Extract the lines from the start through the line that holds "return (H - B - p) / PH", both included, omitting all images.

_GIVEN DATA_:
# # #

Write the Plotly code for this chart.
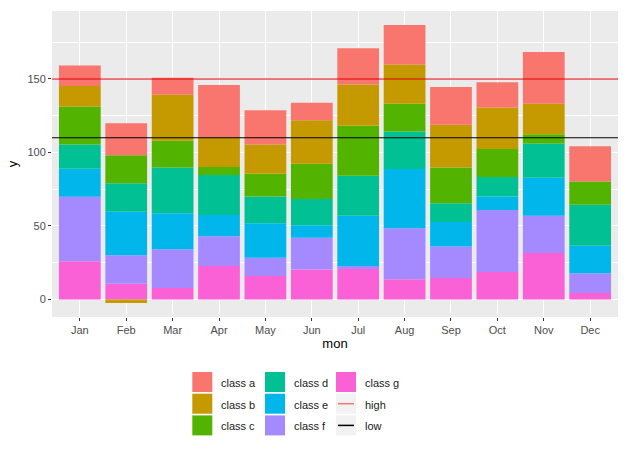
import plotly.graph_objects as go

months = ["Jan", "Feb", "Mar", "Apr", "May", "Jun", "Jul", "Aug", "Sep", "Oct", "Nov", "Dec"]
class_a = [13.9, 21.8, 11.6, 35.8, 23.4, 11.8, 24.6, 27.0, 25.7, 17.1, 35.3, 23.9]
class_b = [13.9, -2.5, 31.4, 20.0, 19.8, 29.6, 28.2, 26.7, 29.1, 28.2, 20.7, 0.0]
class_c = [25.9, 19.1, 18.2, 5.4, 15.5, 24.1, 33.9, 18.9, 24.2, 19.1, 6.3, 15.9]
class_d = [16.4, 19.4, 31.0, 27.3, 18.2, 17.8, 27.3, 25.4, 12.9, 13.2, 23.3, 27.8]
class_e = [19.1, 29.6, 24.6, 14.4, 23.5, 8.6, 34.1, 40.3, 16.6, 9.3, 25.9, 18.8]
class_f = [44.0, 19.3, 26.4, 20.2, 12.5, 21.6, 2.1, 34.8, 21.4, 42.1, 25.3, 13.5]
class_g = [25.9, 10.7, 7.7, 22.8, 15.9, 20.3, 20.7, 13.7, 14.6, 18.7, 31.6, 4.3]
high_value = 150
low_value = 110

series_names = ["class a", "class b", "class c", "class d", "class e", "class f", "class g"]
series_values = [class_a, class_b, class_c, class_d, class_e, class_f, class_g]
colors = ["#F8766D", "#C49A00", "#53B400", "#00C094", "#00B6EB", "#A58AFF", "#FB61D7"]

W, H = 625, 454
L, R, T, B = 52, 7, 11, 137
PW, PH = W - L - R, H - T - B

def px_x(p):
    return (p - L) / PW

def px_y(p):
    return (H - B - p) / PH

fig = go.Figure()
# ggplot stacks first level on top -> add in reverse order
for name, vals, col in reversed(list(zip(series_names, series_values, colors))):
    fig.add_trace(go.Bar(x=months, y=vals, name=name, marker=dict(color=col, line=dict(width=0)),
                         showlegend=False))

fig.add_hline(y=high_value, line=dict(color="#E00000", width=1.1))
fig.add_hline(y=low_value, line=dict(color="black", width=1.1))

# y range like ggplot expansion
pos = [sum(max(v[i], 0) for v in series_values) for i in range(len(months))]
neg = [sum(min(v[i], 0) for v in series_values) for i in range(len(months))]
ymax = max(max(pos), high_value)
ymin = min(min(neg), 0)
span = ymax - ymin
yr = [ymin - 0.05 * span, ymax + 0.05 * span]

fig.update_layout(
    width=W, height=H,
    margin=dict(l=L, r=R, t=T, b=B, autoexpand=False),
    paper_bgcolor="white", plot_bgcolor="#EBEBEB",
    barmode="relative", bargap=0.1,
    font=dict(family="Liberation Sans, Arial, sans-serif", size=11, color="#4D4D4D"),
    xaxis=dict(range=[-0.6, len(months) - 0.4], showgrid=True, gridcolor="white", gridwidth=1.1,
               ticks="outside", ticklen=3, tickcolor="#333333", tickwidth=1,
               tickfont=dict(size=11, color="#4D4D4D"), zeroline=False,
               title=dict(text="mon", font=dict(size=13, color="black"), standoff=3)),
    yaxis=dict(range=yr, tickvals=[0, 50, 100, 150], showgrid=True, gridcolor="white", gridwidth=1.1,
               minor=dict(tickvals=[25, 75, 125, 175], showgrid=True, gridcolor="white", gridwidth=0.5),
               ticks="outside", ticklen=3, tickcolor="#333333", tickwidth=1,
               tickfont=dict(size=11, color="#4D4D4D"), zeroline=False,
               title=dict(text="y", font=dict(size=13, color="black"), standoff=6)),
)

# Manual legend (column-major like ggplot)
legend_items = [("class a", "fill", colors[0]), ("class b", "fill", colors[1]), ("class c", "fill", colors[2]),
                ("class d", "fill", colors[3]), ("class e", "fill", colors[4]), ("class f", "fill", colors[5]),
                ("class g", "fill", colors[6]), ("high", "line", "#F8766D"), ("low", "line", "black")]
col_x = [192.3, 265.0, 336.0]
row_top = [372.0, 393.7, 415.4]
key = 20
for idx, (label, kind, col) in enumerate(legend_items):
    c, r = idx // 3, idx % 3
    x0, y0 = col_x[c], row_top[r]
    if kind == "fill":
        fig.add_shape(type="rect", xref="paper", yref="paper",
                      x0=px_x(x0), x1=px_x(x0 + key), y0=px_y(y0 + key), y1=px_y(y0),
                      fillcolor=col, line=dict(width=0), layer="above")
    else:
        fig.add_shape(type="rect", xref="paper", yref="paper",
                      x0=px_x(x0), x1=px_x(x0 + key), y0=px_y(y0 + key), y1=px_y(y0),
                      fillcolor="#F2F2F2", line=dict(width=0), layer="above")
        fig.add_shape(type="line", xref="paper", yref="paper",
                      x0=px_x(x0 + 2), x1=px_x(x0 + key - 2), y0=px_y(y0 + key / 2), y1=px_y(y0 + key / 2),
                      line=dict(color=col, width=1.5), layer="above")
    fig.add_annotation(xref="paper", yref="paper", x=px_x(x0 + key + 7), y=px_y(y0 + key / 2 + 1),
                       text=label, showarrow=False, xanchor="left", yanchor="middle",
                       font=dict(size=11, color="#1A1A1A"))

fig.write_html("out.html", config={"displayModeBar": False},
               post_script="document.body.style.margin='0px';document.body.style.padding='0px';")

# # #

_ANSWER FOR THE TASK_:
Write the Plotly code for this chart.
import plotly.graph_objects as go

months = ["Jan", "Feb", "Mar", "Apr", "May", "Jun", "Jul", "Aug", "Sep", "Oct", "Nov", "Dec"]
class_a = [13.9, 21.8, 11.6, 35.8, 23.4, 11.8, 24.6, 27.0, 25.7, 17.1, 35.3, 23.9]
class_b = [13.9, -2.5, 31.4, 20.0, 19.8, 29.6, 28.2, 26.7, 29.1, 28.2, 20.7, 0.0]
class_c = [25.9, 19.1, 18.2, 5.4, 15.5, 24.1, 33.9, 18.9, 24.2, 19.1, 6.3, 15.9]
class_d = [16.4, 19.4, 31.0, 27.3, 18.2, 17.8, 27.3, 25.4, 12.9, 13.2, 23.3, 27.8]
class_e = [19.1, 29.6, 24.6, 14.4, 23.5, 8.6, 34.1, 40.3, 16.6, 9.3, 25.9, 18.8]
class_f = [44.0, 19.3, 26.4, 20.2, 12.5, 21.6, 2.1, 34.8, 21.4, 42.1, 25.3, 13.5]
class_g = [25.9, 10.7, 7.7, 22.8, 15.9, 20.3, 20.7, 13.7, 14.6, 18.7, 31.6, 4.3]
high_value = 150
low_value = 110

series_names = ["class a", "class b", "class c", "class d", "class e", "class f", "class g"]
series_values = [class_a, class_b, class_c, class_d, class_e, class_f, class_g]
colors = ["#F8766D", "#C49A00", "#53B400", "#00C094", "#00B6EB", "#A58AFF", "#FB61D7"]

W, H = 625, 454
L, R, T, B = 52, 7, 11, 137
PW, PH = W - L - R, H - T - B

def px_x(p):
    return (p - L) / PW

def px_y(p):
    return (H - B - p) / PH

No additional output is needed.